В гостеприимном доме Лужских теперь пеклись о пятерых раненых солдатах. И в той же Москве «патриотически» настроенная толпа разгромила магазин и склад издательства Кнебель, причем погибли многие ценнейшие собранные здесь материалы для книг по русскому искусству.
Из тех же «высоких» побуждений Петербург был переименован в Петроград. И когда Борис Михайлович во время затянувшейся работы в Художественном театре писал жене: «…может быть, на день на два приеду в Петроград — посмотрю, что это за город», в этих словах отнюдь не только подтрунивание насчет своего долгого отсутствия из дому («позорное переименование Петербурга в Петроград» отметил в своем дневнике и Сомов).
«Что-то неважное в Пруссии происходит, — догадывался Кустодиев по газетным недомолвкам и, сам освобожденный от призыва, признавался Юлии Евстафьевне: — …но где-то там, внутри, все-таки стыдно, что вот все, все идут, а тебе приходится оставаться, а потом наслаждаться мирным трудом, когда он куплен будет ценою жизни тех, ушедших».
Привычный мир трагически изменялся.
В конце октября умер от ран двадцатисемилетний брат Перетты Александровны Лужской. Кустодиев был на похоронах и с волнением описывал их жене. Особенно запомнился ему бородатый солдат с добрым, хорошим лицом, вышедший к воротам одного из домов и плакавший, глядя на траурную процессию, словно в предвидении еще многих-многих таких же смертей.
Товарищ по власовскому кружку, художник Протасов сообщал Кустодиеву, что из троих астраханских знакомых, ушедших на войну, один плохо владеет простреленной рукой, другой потерял ногу и попал в плен, третий умер в госпитале. Ранен был и муж сестры Кустодиева, Вольницкий, воевавший на Кавказе, на турецком фронте.
Через год, когда уже ясно определился катастрофический для России ход событий, Борис Михайлович писал жене: «…а что делается на войне и особенно в заседаниях министров, которые ничего не хотят давать, что требует страна! И что из этого будет — даже жутко подумать… Эдакие мерзавцы!»
Не приносила больше удовлетворения и столь празднично начавшаяся работа с Художественным театром.
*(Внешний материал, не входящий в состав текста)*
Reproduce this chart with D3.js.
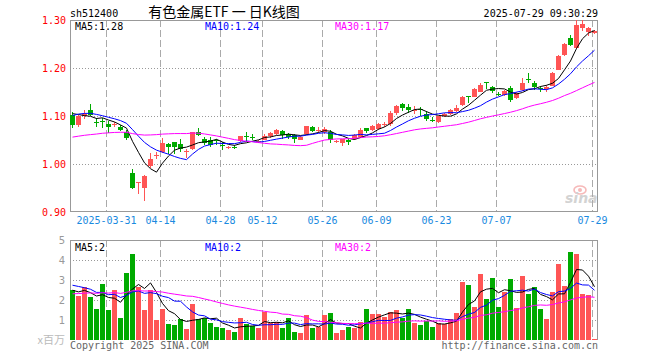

Еще в разгар постановки «Смерть Пазухина» Кустодиев получил от дирекции театра новый заказ — на декорации к пьесе И. Сургучева «Осенние скрипки». Написанная в явном расчете именно на стиль и труппу Художественного театра, пьеса эта не сулила ему никаких открытий, а одни сплошные перепевы «драмы настроений».
«„Осенние скрипки“ вполне приемлемы, потому что безвредны, — писал один из режиссеров спектакля, Немирович-Данченко, Леониду Андрееву. — Водица с лимоном и сахаром». Не менее выразительно отзовется он о ней в другом письме: «О драме Сургучева позвольте мне умолчать».
Неудивительно, что и художника эта драма не воодушевила: «…не работаю этой постановки, как „Пазухина“, не участвует в ней сердце, — признавался он Нóтгафту. — Вероятно, оттого, что пьеса какая-то нескладная, не вижу в ней одной, ясной, а потому и хорошо укладывающейся в рамки сцены, мысли. Все время хорошее в ней перебивается пошлостью и безвкусием». Еще лапидарнее и выразительнее приговор, произнесенный Кустодиевым в письме к Рязановскому: «…лирики много, но толку мало… „Литература“, а не жизнь и слабое „искусство“».